Locate the string "seaborn" in the listing below. Copy every line where it is found.

(Records with drawing code)
──────

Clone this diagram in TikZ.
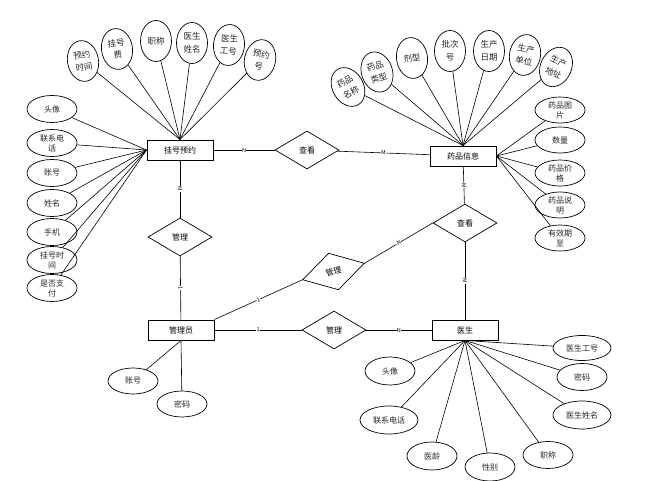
\documentclass[tikz,border=0pt]{standalone}
\usepackage{fontspec}
\setmainfont{Noto Sans CJK SC}
\usetikzlibrary{shapes.geometric}
\begin{document}
\begin{tikzpicture}[x=1pt,y=-1pt,
  every path/.style={line width=0.6pt},
  ent/.style={draw, line width=0.9pt, minimum width=66pt, minimum height=20pt, inner sep=0pt, font=\fontsize{8}{9}\selectfont},
  rel/.style={diamond, draw, line width=0.7pt, minimum width=64pt, minimum height=38pt, inner sep=0pt, font=\fontsize{8}{9}\selectfont},
  attr/.style={ellipse, draw, line width=0.7pt, inner sep=0pt, minimum width=50pt, minimum height=27pt, align=center, text=black!85, font=\fontsize{8}{10}\selectfont},
  vattr/.style={attr, minimum width=31pt, minimum height=41pt, font=\fontsize{8.5}{12.5}\selectfont},
  lbl/.style={font=\fontsize{5.5}{6}\selectfont, inner sep=0.4pt, fill=white}]
\useasboundingbox (0,0) rectangle (646,481);

% entities
\node[ent] (gh) at (180,150) {挂号预约};
\node[ent] (yp) at (463,156) {药品信息};
\node[ent] (gly) at (181,330) {管理员};
\node[ent] (ys) at (465,330) {医生};

% relationships
\node[rel] (ck1) at (307,150) {查看};
\node[rel] (gl1) at (180,237) {管理};
\node[rel] (ck2) at (465,223) {查看};
\node[rel, rotate=15] (gl3) at (333.5,271.5) {管理};
\node[rel] (gl2) at (334,330) {管理};

% relationship connectors
\draw (gh) -- node[lbl, sloped] {N} (ck1);
\draw (ck1) -- node[lbl, sloped] {M} (yp);
\draw (gh) -- node[lbl, sloped] {M} (gl1);
\draw (gl1) -- node[lbl, sloped] {1} (gly);
\draw (yp) -- node[lbl, sloped] {M} (ck2);
\draw (ck2) -- node[lbl, sloped] {M} (ys);
\draw (gly.north east) -- node[lbl, sloped] {1} (gl3.west);
\draw (gl3.east) -- node[lbl, sloped] {N} (ck2.west);
\draw (gly) -- node[lbl] {1} (gl2);
\draw (gl2) -- node[lbl] {N} (ys);

% attributes of 挂号预约 (left)
\node[attr] (a1) at (52,109) {头像};
\node[attr] (a2) at (52,143) {联系电\\话};
\node[attr] (a3) at (52,173) {账号};
\node[attr] (a4) at (52,203) {姓名};
\node[attr] (a5) at (52,232) {手机};
\node[attr] (a6) at (52,260) {挂号时\\间};
\node[attr] (a7) at (52,288) {是否支\\付};
\foreach \n in {a1,a2,a3,a4,a5,a6,a7} \draw (gh.west) -- (\n);

% attributes of 挂号预约 (top)
\node[vattr, rotate=10] (b1) at (83,61) {预约\\时间};
\node[vattr, rotate=8] (b2) at (117,49) {挂号\\费};
\node[vattr] (b3) at (156,41) {职称};
\node[vattr] (b4) at (192,43) {医生\\姓名};
\node[vattr, rotate=-5] (b5) at (229,45) {医生\\工号};
\node[vattr, rotate=-12] (b6) at (260,60) {预约\\号};
\foreach \n in {b1,b2,b3,b4,b5,b6} \draw (gh.north) -- (\n);

% attributes of 药品信息 (top)
\node[vattr, rotate=30] (c1) at (348,87) {药品\\名称};
\node[vattr, rotate=18] (c2) at (377,72) {药品\\类型};
\node[vattr, rotate=8] (c3) at (412,58) {剂型};
\node[vattr] (c4) at (450,51) {批次\\号};
\node[vattr] (c5) at (489,51) {生产\\日期};
\node[vattr, rotate=-10] (c6) at (525,55) {生产\\单位};
\node[vattr, rotate=-25] (c7) at (556,67) {生产\\地址};
\foreach \n in {c1,c2,c3,c4,c5,c6,c7} \draw (yp.north) -- (\n);

% attributes of 药品信息 (right)
\node[attr, minimum height=26pt] (d1) at (560,110) {药品图\\片};
\node[attr, minimum height=26pt] (d2) at (560,140) {数量};
\node[attr, minimum height=26pt] (d3) at (560,173) {药品价\\格};
\node[attr, minimum height=26pt] (d4) at (560,205) {药品说\\明};
\node[attr, minimum height=26pt] (d5) at (560,238) {有效期\\至};
\foreach \n in {d1,d2,d3,d4,d5} \draw (yp.east) -- (\n);

% attributes of 管理员
\node[attr, minimum height=26pt] (e1) at (133,381) {账号};
\node[attr, minimum height=26pt] (e2) at (182,404) {密码};
\foreach \n in {e1,e2} \draw (gly.south) -- (\n);

% attributes of 医生
\node[attr, minimum width=58pt, minimum height=25pt] (f1) at (582,348) {医生工号};
\node[attr] (f2) at (582,377) {密码};
\node[attr, minimum width=58pt, minimum height=28pt] (f3) at (582,415) {医生姓名};
\node[attr, minimum height=28pt] (f4) at (390,371) {头像};
\node[attr, minimum width=58pt, minimum height=28pt] (f5) at (389,420) {联系电话};
\node[attr, minimum height=28pt] (f6) at (432,456) {医龄};
\node[attr, minimum height=28pt] (f7) at (490,467) {性别};
\node[attr] (f8) at (548,455) {职称};
\foreach \n in {f1,f2,f3,f4,f5,f6,f7,f8} \draw (ys.south) -- (\n);
\end{tikzpicture}
\end{document}
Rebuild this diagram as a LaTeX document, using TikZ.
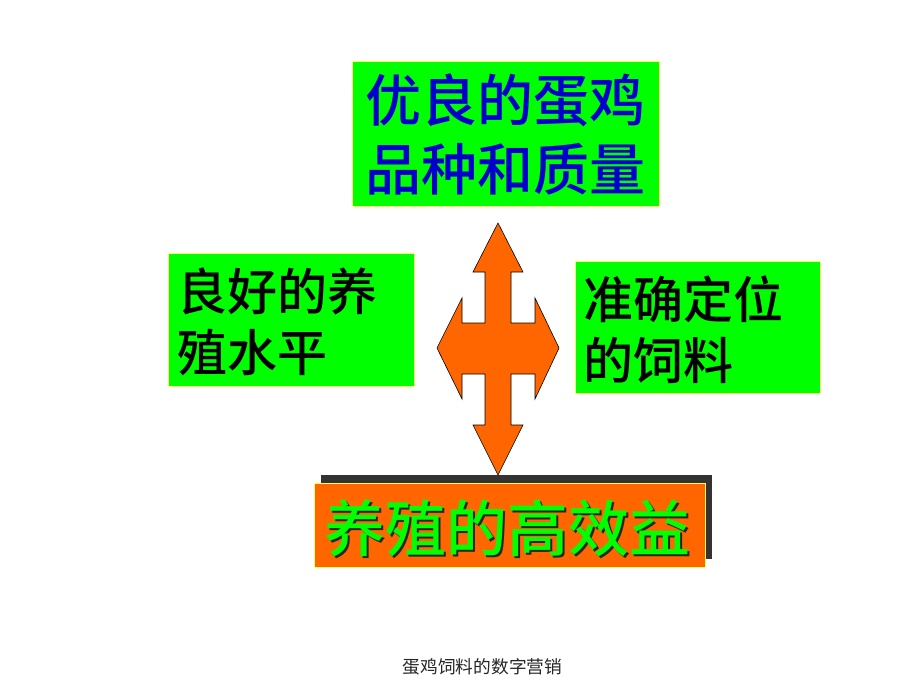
\documentclass[tikz,border=0pt]{standalone}
\usepackage{fontspec}
\setmainfont{Noto Sans CJK SC}
\newfontfamily\medfont{Noto Sans CJK SC Medium}
\usetikzlibrary{positioning}
\definecolor{boxgreen}{RGB}{0,255,0}
\definecolor{boxorange}{RGB}{255,102,0}
\definecolor{edgeyellow}{RGB}{255,255,102}
\definecolor{textblue}{RGB}{0,0,204}
\begin{document}
\begin{tikzpicture}[x=1pt, y=-1pt, every node/.style={inner sep=0pt, outer sep=0pt},
  greenbox/.style={draw=edgeyellow, line width=1pt, fill=boxgreen, rectangle},
  boxtext/.style={align=left, font=\medfont\fontsize{50}{61}\selectfont}]
\useasboundingbox[fill=white] (0,0) rectangle (920,690);
% boxes
\node[greenbox, minimum width=307pt, minimum height=144pt] (breed) at (505.5,134) {};
\node[greenbox, minimum width=246pt, minimum height=133pt] (farm) at (291,319.5) {};
\node[greenbox, minimum width=245pt, minimum height=132pt] (feed) at (697.5,327) {};
\fill[black!80] (321,475) rectangle (712,559); % shadow of the result box
\node[draw=edgeyellow, line width=1pt, fill=boxorange, minimum width=391pt, minimum height=84pt] (result) at (509.5,525) {};
% texts
\node[align=center, text=textblue, font=\medfont\fontsize{56}{69}\selectfont] (breedtext) at (breed.center) {优良的蛋鸡\\品种和质量};
\node[boxtext, anchor=west] (farmtext) at (177,322) {良好的养\\殖水平};
\node[boxtext, anchor=west] (feedtext) at (583,330) {准确定位\\的饲料};
\node[font=\medfont\fontsize{61}{61}\selectfont, text=black!85] (resultshadow) at (509.5,530) {养殖的高效益};
\node[font=\medfont\fontsize{61}{61}\selectfont, text=boxgreen] (resulttext) at (507.5,528) {养殖的高效益};
% four-way arrow
\draw[fill=boxorange, line width=0.6pt, line join=miter]
  (498,223) -- (523,272) -- (511,272) -- (511,323) -- (535,323) -- (535,298) -- (559,348)
  -- (535,399) -- (535,374) -- (511,374) -- (511,425) -- (523,425) -- (498,475)
  -- (473,425) -- (485,425) -- (485,374) -- (462,374) -- (462,399) -- (437,348)
  -- (462,298) -- (462,323) -- (485,323) -- (485,272) -- (473,272) -- cycle;
\node[font=\fontsize{17.7}{20}\selectfont, text=black!85] (footer) at (482.5,667) {蛋鸡饲料的数字营销};
\end{tikzpicture}
\end{document}
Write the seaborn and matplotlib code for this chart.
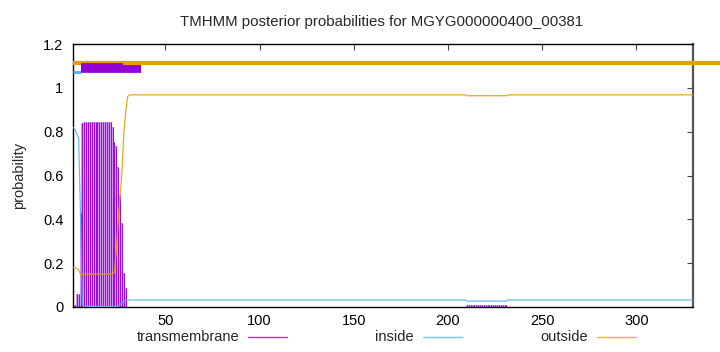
import numpy as np
import pandas as pd
import matplotlib
matplotlib.use("Agg")
import matplotlib.pyplot as plt
from matplotlib.lines import Line2D
import seaborn as sns

# ---------------- data ----------------
title = "TMHMM posterior probabilities for MGYG000000400_00381"
seq_len = 330
legend_labels = ["transmembrane", "inside", "outside"]
x_ticks = [50, 100, 150, 200, 250, 300]
y_ticks = [0, 0.2, 0.4, 0.6, 0.8, 1.0, 1.2]
y_tick_labels = ["0", "0.2", "0.4", "0.6", "0.8", "1", "1.2"]

# residues 1..32 read individually
tm_head = [0.0, 0.01, 0.06, 0.06, 0.43, 0.84, 0.845, 0.845, 0.845, 0.845,
           0.845, 0.845, 0.845, 0.845, 0.845, 0.845, 0.845, 0.845, 0.845, 0.845,
           0.845, 0.82, 0.755, 0.735, 0.64, 0.51, 0.385, 0.157, 0.087, 0.0,
           0.0, 0.0]
inside_head = [0.82, 0.81, 0.79, 0.77, 0.42, 0.01, 0.003, 0.003, 0.003, 0.003,
               0.003, 0.003, 0.003, 0.003, 0.003, 0.003, 0.003, 0.003, 0.003, 0.003,
               0.003, 0.003, 0.003, 0.003, 0.006, 0.012, 0.02, 0.027, 0.031, 0.032,
               0.032, 0.032]
outside_head = [0.18, 0.18, 0.175, 0.17, 0.15, 0.15, 0.15, 0.15, 0.15, 0.15,
                0.15, 0.15, 0.15, 0.15, 0.15, 0.15, 0.15, 0.15, 0.15, 0.15,
                0.15, 0.15, 0.16, 0.26, 0.40, 0.51, 0.62, 0.80, 0.89, 0.96,
                0.968, 0.968]
# plateaus after residue 32: (first residue, last residue, value)
tm_tail = [(33, 209, 0.0), (210, 231, 0.007), (232, 330, 0.0)]
inside_tail = [(33, 209, 0.032), (210, 231, 0.027), (232, 330, 0.032)]
outside_tail = [(33, 209, 0.968), (210, 231, 0.964), (232, 330, 0.968)]

# predicted topology bars at the top: (start, end, level)
inside_bar = (1, 5.5, 1.074)
tm_bar_a = (5.5, 27.5, 1.091)
tm_bar_b = (27.5, 37, 1.091)
outside_bar = (1, 345, 1.112)


def expand(head, tail):
    vals = list(head)
    for a, b, v in tail:
        vals += [v] * (b - a + 1)
    return np.array(vals)


pos = np.arange(1, seq_len + 1)
tm = expand(tm_head, tm_tail)
inside = expand(inside_head, inside_tail)
outside = expand(outside_head, outside_tail)
df = pd.DataFrame({"pos": pos, "tm": tm, "inside": inside, "outside": outside})

# ---------------- style ----------------
sns.set_theme(style="white")
plt.rcParams["font.family"] = ["Liberation Sans", "DejaVu Sans"]
FS = 10.5
plt.rcParams["font.size"] = FS

C_TM = "#9400d3"
C_TM_LIGHT = "#d69af2"
C_IN = "#56b4e9"
C_OUT = "#e69f00"

fig = plt.figure(figsize=(7.2, 3.52), dpi=100)
ax = fig.add_axes([73 / 720, 1 - 307 / 352, (693 - 73) / 720, (307 - 44) / 352])

# transmembrane impulses (light halo + dark core, like gnuplot's antialiased impulses)
ax.vlines(df["pos"], 0, df["tm"], color=C_TM_LIGHT, linewidth=1.45, zorder=2)
ax.vlines(df["pos"], 0, df["tm"], color=C_TM, linewidth=0.75, alpha=0.9, zorder=2.1)
# inside / outside curves
sns.lineplot(data=df, x="pos", y="inside", ax=ax, color=C_IN, linewidth=0.9, alpha=0.9, zorder=3)
sns.lineplot(data=df, x="pos", y="outside", ax=ax, color=C_OUT, linewidth=0.9, alpha=0.9, zorder=3)

# topology bars
ax.plot([inside_bar[0], inside_bar[1]], [inside_bar[2]] * 2, color=C_IN, linewidth=2.2,
        solid_capstyle="butt", zorder=4)
ax.plot([tm_bar_b[0], tm_bar_b[1]], [tm_bar_b[2]] * 2, color=C_TM, linewidth=7,
        solid_capstyle="butt", zorder=4)
ax.plot([outside_bar[0], outside_bar[1]], [outside_bar[2]] * 2, color=C_OUT, linewidth=3,
        solid_capstyle="butt", zorder=5, clip_on=False)
ax.plot([tm_bar_a[0], tm_bar_a[1]], [tm_bar_a[2]] * 2, color=C_TM, linewidth=7,
        solid_capstyle="butt", zorder=6)

ax.set_xlim(1, seq_len)
ax.set_ylim(0, 1.2)
ax.set_xticks(x_ticks)
ax.set_xticklabels([str(t) for t in x_ticks])
ax.set_yticks(y_ticks)
ax.set_yticklabels(y_tick_labels)
ax.tick_params(direction="in", length=4.5, width=0.8, color="#444444",
               top=True, right=True, labelsize=FS, labelcolor="black")
ax.tick_params(axis="y", pad=7)
ax.tick_params(axis="x", pad=5)
ax.set_xlabel("")
ax.set_ylabel("probability", fontsize=FS, labelpad=12)
for s in ax.spines.values():
    s.set_color("black")
    s.set_linewidth(1.0)
ax.spines["right"].set_color("#555555")
ax.spines["right"].set_linewidth(1.6)

fig.text(382 / 720, 1 - 22 / 352, title, ha="center", va="center", fontsize=10.8)

# gnuplot style legend below the plot: label then sample line
legend_colors = [C_TM, C_IN, C_OUT]
label_right = [239, 413.5, 588]
ly = 1 - 337 / 352
for lab, col, xr in zip(legend_labels, legend_colors, label_right):
    fig.text(xr / 720, ly, lab, ha="right", va="center", fontsize=FS)
    fig.add_artist(Line2D([(xr + 9) / 720, (xr + 48) / 720], [ly, ly], color=col,
                          linewidth=1.0, alpha=0.8, transform=fig.transFigure))

fig.savefig("out.png", dpi=100, facecolor="white")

──────

Result:
Write the seaborn and matplotlib code for this chart.
import seaborn as sns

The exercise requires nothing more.